DMO data shows Tinubu racked up $10b external loans. Total loans now $210b
By Jeph Ajobaju, Chief Copy Editor
Data compiled by the Debt Management Office (DMO) shows President Bola Tinubu has obtained $10 billion external loans for Nigeria in the past two years, with only half the amount disbursed so far.
The loans have varying maturity (interest and principal payment) dates of up to 2058.
Separately, the African Democratic Congress (ADC) has quoted other official data to disclose that the country’s total loan is currently $210 billion.
All of this is apart from the additional $21 billion loan the Senate approved in July for Tinubu to obtain between 2025 and 2026.
Vanguard reports that DMO figures show that the $10 billion external loans were contracted from various multilateral organisations, regional financial institutions, as well as the International Capital Market through Eubonds.
The journey of the Tinubu administration’s external loans started with Agence France De Development Euro 103, 896, 806.66 facility for investment in Digital and Creative Economy (i-DICE) which agreement was signed on 4 October 2023.
That loan was taken for advancing computer technology and has an interest rate of 3.50 percent with a moratorium of seven years. It will mature on 31 October 2043.
A loan maturity date is the date on which the final loan payment is due. In other words, the maturity date is when the loan is expected to be fully paid back.
Only Euro 3. 896 million ($4.211 million) has been disbursed out of the total amount.
UniCredit S.p.A. (formerly UniCredito Italiano S.p.A.), an Italian multinational banking group, and Abuja signed another loan agreement of Euro 425. 698 million for the supply of six F.A. Aircraft –Tranche A (Defence).
The loan has a 3.85 per cent interest rate, a four-year moratorium, and a maturity date of 17 April 2037. It has remained undisbursed.
A loan came from China Development Bank which gave Euro 883.451 million for the Kaduna-Zaria Rail project. The agreement was signed on 1 December 2023 at an interest rate of 4.33 per cent and a moratorium of five years.
It will mature on 20 April 2040. Only Euro 245.198 million ($265. 010 million) of it has been disbursed.

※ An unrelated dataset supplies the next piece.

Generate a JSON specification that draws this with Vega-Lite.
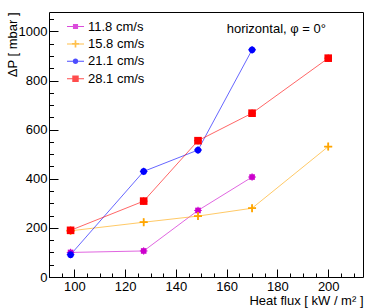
{
  "$schema": "https://vega.github.io/schema/vega-lite/v6.json",
  "autosize": "none",
  "width": 314,
  "height": 265,
  "padding": {"left": 49, "top": 12, "right": 11, "bottom": 31},
  "background": "white",
  "config": {
    "font": "Liberation Sans",
    "view": {"stroke": "black", "strokeWidth": 1},
    "axis": {"domain": false, "grid": false, "tickColor": "black", "tickWidth": 1, "labelColor": "black", "titleColor": "black", "labelFontSize": 13, "titleFontSize": 13, "titleFontWeight": "normal", "labelFlush": false, "labelOverlap": false},
    "legend": {"orient": "none", "legendX": 18, "legendY": 6, "padding": 0, "symbolSize": 289, "symbolStrokeWidth": 0, "labelFontSize": 13, "labelColor": "black", "labelOffset": 4, "rowPadding": 1.4}
  },
  "data": {"values": [
    {"series": "11.8 cm/s", "q": 98.5, "dp": 100, "ex": 1.5, "ey": 15},
    {"series": "11.8 cm/s", "q": 127.3, "dp": 106, "ex": 1.5, "ey": 15},
    {"series": "11.8 cm/s", "q": 148.7, "dp": 271, "ex": 1.5, "ey": 15},
    {"series": "11.8 cm/s", "q": 170, "dp": 407, "ex": 1.5, "ey": 15},
    {"series": "15.8 cm/s", "q": 98.5, "dp": 188, "ex": 1.5, "ey": 15},
    {"series": "15.8 cm/s", "q": 127.3, "dp": 223, "ex": 1.5, "ey": 15},
    {"series": "15.8 cm/s", "q": 148.7, "dp": 248, "ex": 1.5, "ey": 15},
    {"series": "15.8 cm/s", "q": 170, "dp": 280, "ex": 1.5, "ey": 15},
    {"series": "15.8 cm/s", "q": 200, "dp": 531, "ex": 1.5, "ey": 15},
    {"series": "21.1 cm/s", "q": 98.5, "dp": 91, "ex": 1.5, "ey": 15},
    {"series": "21.1 cm/s", "q": 127.3, "dp": 430, "ex": 1.5, "ey": 15},
    {"series": "21.1 cm/s", "q": 148.7, "dp": 517, "ex": 1.5, "ey": 15},
    {"series": "21.1 cm/s", "q": 170, "dp": 925, "ex": 1.5, "ey": 15},
    {"series": "28.1 cm/s", "q": 98.5, "dp": 190, "ex": 1.5, "ey": 15},
    {"series": "28.1 cm/s", "q": 127.3, "dp": 309, "ex": 1.5, "ey": 15},
    {"series": "28.1 cm/s", "q": 148.7, "dp": 555, "ex": 1.5, "ey": 15},
    {"series": "28.1 cm/s", "q": 170, "dp": 667, "ex": 1.5, "ey": 15},
    {"series": "28.1 cm/s", "q": 200, "dp": 891, "ex": 1.5, "ey": 15}
  ]},
  "resolve": {"axis": {"x": "independent", "y": "independent"}},
  "layer": [
    {
      "mark": {"type": "line", "strokeWidth": 1, "opacity": 0.6},
      "encoding": {
        "x": {"field": "q", "type": "quantitative", "scale": {"domain": [90, 213.7], "nice": false, "zero": false},
          "axis": {"orient": "bottom", "values": [100, 120, 140, 160, 180, 200], "format": "d", "tickSize": -8, "labelPadding": 11, "title": "Heat flux [ kW / m² ]", "titleFontWeight": "normal", "titleAnchor": "end", "titleAlign": "right", "titleBaseline": "alphabetic", "titleX": 314, "titleY": 27}},
        "y": {"field": "dp", "type": "quantitative", "scale": {"domain": [0, 1079], "nice": false},
          "axis": {"orient": "left", "values": [0, 200, 400, 600, 800, 1000], "format": "d", "tickSize": -9, "labelPadding": 11, "title": "ΔP [ mbar ]", "titleFontWeight": "normal", "titleAngle": -90, "titleAlign": "right", "titleBaseline": "middle", "titleX": -37, "titleY": 0}},
        "stroke": {"field": "series", "type": "nominal", "legend": null,
          "scale": {"domain": ["28.1 cm/s", "21.1 cm/s", "15.8 cm/s", "11.8 cm/s"], "range": ["#ff0000", "#0000ff", "#ffa500", "#cc00cc"]}}
      }
    },
    {
      "mark": {"type": "errorbar", "thickness": 1},
      "encoding": {
        "x": {"field": "q", "type": "quantitative", "axis": null},
        "xError": {"field": "ex"},
        "y": {"field": "dp", "type": "quantitative", "axis": null},
        "stroke": {"field": "series", "type": "nominal", "legend": null}
      }
    },
    {
      "mark": {"type": "errorbar", "thickness": 1},
      "encoding": {
        "y": {"field": "dp", "type": "quantitative", "axis": null},
        "yError": {"field": "ey"},
        "x": {"field": "q", "type": "quantitative", "axis": null},
        "stroke": {"field": "series", "type": "nominal", "legend": null}
      }
    },
    {
      "transform": [{"filter": "datum.series === '11.8 cm/s'"}],
      "mark": {"type": "point", "filled": true, "opacity": 1, "size": 64, "strokeWidth": 0, "color": "#cc00cc", "shape": "M-0.7,-0.7H0.7V0.7H-0.7Z"},
      "encoding": {
        "x": {"field": "q", "type": "quantitative",
          "axis": {"orient": "bottom", "values": [90, 95, 105, 110, 115, 125, 130, 135, 145, 150, 155, 165, 170, 175, 185, 190, 195, 205, 210], "tickSize": -4, "labels": false, "title": null}},
        "y": {"field": "dp", "type": "quantitative",
          "axis": {"orient": "left", "values": [50, 100, 150, 250, 300, 350, 450, 500, 550, 650, 700, 750, 850, 900, 950, 1050], "tickSize": -4.5, "labels": false, "title": null}}
      }
    },
    {
      "transform": [{"filter": "datum.series === '15.8 cm/s'"}],
      "mark": {"type": "point", "filled": true, "opacity": 1, "size": 64, "strokeWidth": 0, "color": "#ffa500", "shape": "M-1,-0.22H1V0.22H-1Z M-0.22,-1H0.22V1H-0.22Z"},
      "encoding": {
        "x": {"field": "q", "type": "quantitative", "axis": null},
        "y": {"field": "dp", "type": "quantitative", "axis": null}
      }
    },
    {
      "transform": [{"filter": "datum.series === '21.1 cm/s'"}],
      "mark": {"type": "point", "filled": true, "opacity": 1, "size": 64, "strokeWidth": 0, "color": "#0000ff", "shape": "M0.85,0A0.85,0.85 0 1,1 -0.85,0A0.85,0.85 0 1,1 0.85,0Z"},
      "encoding": {
        "x": {"field": "q", "type": "quantitative", "axis": null},
        "y": {"field": "dp", "type": "quantitative", "axis": null}
      }
    },
    {
      "transform": [{"filter": "datum.series === '28.1 cm/s'"}],
      "mark": {"type": "point", "filled": true, "opacity": 1, "size": 64, "strokeWidth": 0, "color": "#ff0000", "shape": "M-0.95,-0.95H0.95V0.95H-0.95Z"},
      "encoding": {
        "x": {"field": "q", "type": "quantitative", "axis": null},
        "y": {"field": "dp", "type": "quantitative", "axis": null}
      }
    },
    {
      "transform": [{"filter": "datum.q < 0"}],
      "mark": {"type": "point", "filled": true},
      "encoding": {
        "x": {"field": "q", "type": "quantitative", "axis": null},
        "y": {"field": "dp", "type": "quantitative", "axis": null},
        "color": {"field": "series", "type": "nominal",
          "scale": {"domain": ["11.8 cm/s", "15.8 cm/s", "21.1 cm/s", "28.1 cm/s"], "range": ["#cc00cc", "#ffa500", "#0000ff", "#ff0000"]},
          "legend": {"orient": "none", "legendX": 18, "legendY": 6, "title": null}},
        "shape": {"field": "series", "type": "nominal",
          "scale": {"domain": ["11.8 cm/s", "15.8 cm/s", "21.1 cm/s", "28.1 cm/s"],
            "range": [
              "M-1,-0.06H-0.3V0.06H-1Z M0.3,-0.06H1V0.06H0.3Z M-0.3,-0.3H0.3V0.3H-0.3Z",
              "M-1,-0.06H-0.42V0.06H-1Z M0.42,-0.06H1V0.06H0.42Z M-0.42,-0.1H0.42V0.1H-0.42Z M-0.1,-0.42H0.1V0.42H-0.1Z",
              "M-1,-0.06H-0.33V0.06H-1Z M0.33,-0.06H1V0.06H0.33Z M0.33,0A0.33,0.33 0 1,1 -0.33,0A0.33,0.33 0 1,1 0.33,0Z",
              "M-1,-0.06H-0.38V0.06H-1Z M0.38,-0.06H1V0.06H0.38Z M-0.38,-0.38H0.38V0.38H-0.38Z"
            ]},
          "legend": {"orient": "none", "legendX": 18, "legendY": 6, "title": null}}
      }
    },
    {
      "data": {"values": [{"label": "horizontal, φ = 0°"}]},
      "mark": {"type": "text", "align": "left", "baseline": "middle", "fontSize": 13, "color": "black"},
      "encoding": {
        "x": {"datum": 160, "type": "quantitative", "axis": null},
        "y": {"datum": 1011, "type": "quantitative", "axis": null},
        "text": {"field": "label"}
      }
    }
  ]
}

In that same December 2023, the Federal Government signed a $449 million World Bank (International Bank for Reconstruction and Development) loan for Power Sector Recovery Performance-Based Operations (IBRD 1).
The loan was given at a 6.27 per cent interest rate, a moratorium of four years, and maturity on 1 April 2058. Only $1. 112 million has been disbursed, according to DMO data.
On that same day, two other loans were given by the International Development Association (IDA), an arm of the World Bank.
The first was XDR 521. 300 million for Adolescent Girls Initiative for Learning and Empowerment (AGILE) with 2 per cent interest rate, a six-year moratorium, and maturity date of 15 August 2053. Only XDR 41. 345 million ($54. 828 million) has been disbursed.
The second loan from IDA on that day was XDR 371.200 million for Nigeria’s Women Scale-Up Project, which came with 2 per cent interest rate, a five-year moratorium, and maturity on 15 February 2053.
Abuja also entered into an ISD 3.560 million loan agreement with the Islamic Development Bank (IDB) for Investment in digital and Creative project (i-DICE) at an interest rate of 5.46 per cent, a moratorium of five years, and a maturity date of 31 December 2046. Only ISD 703, 229 ($932, 552.16) has disbursed.